SHORT EXERCISE: Quote the listing below in its entirety, omitting every image.

═══ AVAILABLE DATA

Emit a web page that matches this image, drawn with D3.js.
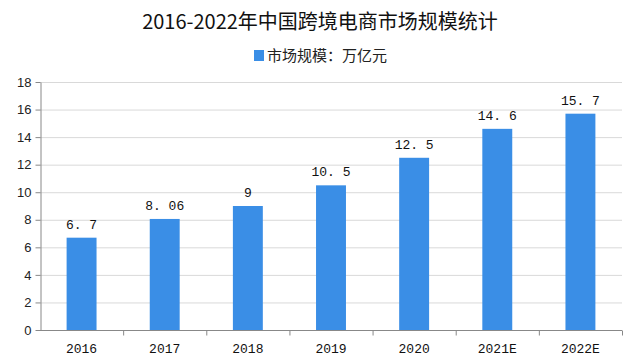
<!DOCTYPE html>
<html><head><meta charset="utf-8">
<script src="https://cdn.jsdelivr.net/npm/d3@7"></script>
<style>body{margin:0;background:#fff}svg{display:block}</style>
</head><body>
<svg id="c" width="640" height="357"></svg>
<script>
const categories = ["2016","2017","2018","2019","2020","2021E","2022E"];
const values = [6.7, 8.06, 9, 10.5, 12.5, 14.6, 15.7];
const valueLabels = ["6. 7","8. 06","9","10. 5","12. 5","14. 6","15. 7"];
const yTicks = [0,2,4,6,8,10,12,14,16,18];
const title = "2016-2022年中国跨境电商市场规模统计";
const legendLabel = "市场规模：万亿元";

const svg = d3.select("#c");
const m = {l:40, r:622, t:82, b:330};
const x = d3.scaleBand().domain(categories).range([m.l, m.r]).paddingInner(0.64).paddingOuter(0.32);
const xb = d3.scaleBand().domain(categories).range([m.l, m.r]);
const y = d3.scaleLinear().domain([0,18]).range([m.b, m.t]);

svg.append("text").attr("x",320).attr("y",29).attr("text-anchor","middle")
  .style("font-family","'Noto Sans CJK SC'").style("font-size","20px").attr("fill","#111").text(title);

const lg = svg.append("g");
lg.append("rect").attr("x",254).attr("y",50).attr("width",10).attr("height",11).attr("fill","#3a8ee6");
lg.append("text").attr("x",267).attr("y",61).style("font-family","'Noto Sans CJK SC'").style("font-size","15px").attr("fill","#222").text(legendLabel);

// grid
svg.append("g").selectAll("line").data(yTicks.filter(d=>d>0)).join("line")
  .attr("x1",m.l).attr("x2",m.r).attr("y1",d=>y(d)+0.5).attr("y2",d=>y(d)+0.5).attr("stroke","#d9d9d9");

// y axis
const ya = svg.append("g").attr("transform",`translate(${m.l+0.5},0)`)
  .call(d3.axisLeft(y).tickValues(yTicks).tickSize(5).tickSizeOuter(0));
ya.select(".domain").attr("stroke","#888");
ya.selectAll(".tick line").attr("stroke","#888");
ya.selectAll("text").style("font-family","'Liberation Sans', Arial").style("font-size","13px").attr("fill","#222").attr("x",-9);

// x axis
const xa = svg.append("g").attr("transform",`translate(0,${m.b+0.5})`);
xa.append("line").attr("x1",m.l).attr("x2",m.r).attr("stroke","#888");
xa.selectAll(".t").data(categories).join("line").attr("class","t")
  .attr("x1",d=>xb(d)+xb.bandwidth()+0.5).attr("x2",d=>xb(d)+xb.bandwidth()+0.5).attr("y1",0).attr("y2",5).attr("stroke","#888");
xa.selectAll("text").data(categories).join("text")
  .attr("x",d=>xb(d)+xb.bandwidth()/2).attr("y",22).attr("text-anchor","middle")
  .style("font-family","'Liberation Mono', monospace").style("font-size","13px").attr("fill","#111").text(d=>d);

// bars
svg.append("g").selectAll("rect").data(values).join("rect")
  .attr("x",(d,i)=>x(categories[i])).attr("width",x.bandwidth())
  .attr("y",d=>y(d)).attr("height",d=>y(0)-y(d)).attr("fill","#3a8ee6");

svg.append("g").selectAll("text").data(values).join("text")
  .attr("x",(d,i)=>x(categories[i])+x.bandwidth()/2).attr("y",d=>y(d)-9).attr("text-anchor","middle")
  .style("font-family","'Liberation Mono', monospace").style("font-size","13px").attr("fill","#111")
  .text((d,i)=>valueLabels[i]);
</script>
</body></html>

══════

ANSWER TO THIS PROBLEM:
Emit a web page that matches this image, drawn with D3.js.
<!DOCTYPE html>
<html><head><meta charset="utf-8">
<script src="https://cdn.jsdelivr.net/npm/d3@7"></script>
<style>body{margin:0;background:#fff}svg{display:block}</style>
</head><body>
<svg id="c" width="640" height="357"></svg>
<script>
const categories = ["2016","2017","2018","2019","2020","2021E","2022E"];
const values = [6.7, 8.06, 9, 10.5, 12.5, 14.6, 15.7];
const valueLabels = ["6. 7","8. 06","9","10. 5","12. 5","14. 6","15. 7"];
const yTicks = [0,2,4,6,8,10,12,14,16,18];
const title = "2016-2022年中国跨境电商市场规模统计";
const legendLabel = "市场规模：万亿元";

const svg = d3.select("#c");
const m = {l:40, r:622, t:82, b:330};
const x = d3.scaleBand().domain(categories).range([m.l, m.r]).paddingInner(0.64).paddingOuter(0.32);
const xb = d3.scaleBand().domain(categories).range([m.l, m.r]);
const y = d3.scaleLinear().domain([0,18]).range([m.b, m.t]);

svg.append("text").attr("x",320).attr("y",29).attr("text-anchor","middle")
  .style("font-family","'Noto Sans CJK SC'").style("font-size","20px").attr("fill","#111").text(title);

const lg = svg.append("g");
lg.append("rect").attr("x",254).attr("y",50).attr("width",10).attr("height",11).attr("fill","#3a8ee6");
lg.append("text").attr("x",267).attr("y",61).style("font-family","'Noto Sans CJK SC'").style("font-size","15px").attr("fill","#222").text(legendLabel);

// grid
svg.append("g").selectAll("line").data(yTicks.filter(d=>d>0)).join("line")
  .attr("x1",m.l).attr("x2",m.r).attr("y1",d=>y(d)+0.5).attr("y2",d=>y(d)+0.5).attr("stroke","#d9d9d9");

// y axis
const ya = svg.append("g").attr("transform",`translate(${m.l+0.5},0)`)
  .call(d3.axisLeft(y).tickValues(yTicks).tickSize(5).tickSizeOuter(0));
ya.select(".domain").attr("stroke","#888");
ya.selectAll(".tick line").attr("stroke","#888");
ya.selectAll("text").style("font-family","'Liberation Sans', Arial").style("font-size","13px").attr("fill","#222").attr("x",-9);

// x axis
const xa = svg.append("g").attr("transform",`translate(0,${m.b+0.5})`);
xa.append("line").attr("x1",m.l).attr("x2",m.r).attr("stroke","#888");
xa.selectAll(".t").data(categories).join("line").attr("class","t")
  .attr("x1",d=>xb(d)+xb.bandwidth()+0.5).attr("x2",d=>xb(d)+xb.bandwidth()+0.5).attr("y1",0).attr("y2",5).attr("stroke","#888");
xa.selectAll("text").data(categories).join("text")
  .attr("x",d=>xb(d)+xb.bandwidth()/2).attr("y",22).attr("text-anchor","middle")
  .style("font-family","'Liberation Mono', monospace").style("font-size","13px").attr("fill","#111").text(d=>d);

// bars
svg.append("g").selectAll("rect").data(values).join("rect")
  .attr("x",(d,i)=>x(categories[i])).attr("width",x.bandwidth())
  .attr("y",d=>y(d)).attr("height",d=>y(0)-y(d)).attr("fill","#3a8ee6");

svg.append("g").selectAll("text").data(values).join("text")
  .attr("x",(d,i)=>x(categories[i])+x.bandwidth()/2).attr("y",d=>y(d)-9).attr("text-anchor","middle")
  .style("font-family","'Liberation Mono', monospace").style("font-size","13px").attr("fill","#111")
  .text((d,i)=>valueLabels[i]);
</script>
</body></html>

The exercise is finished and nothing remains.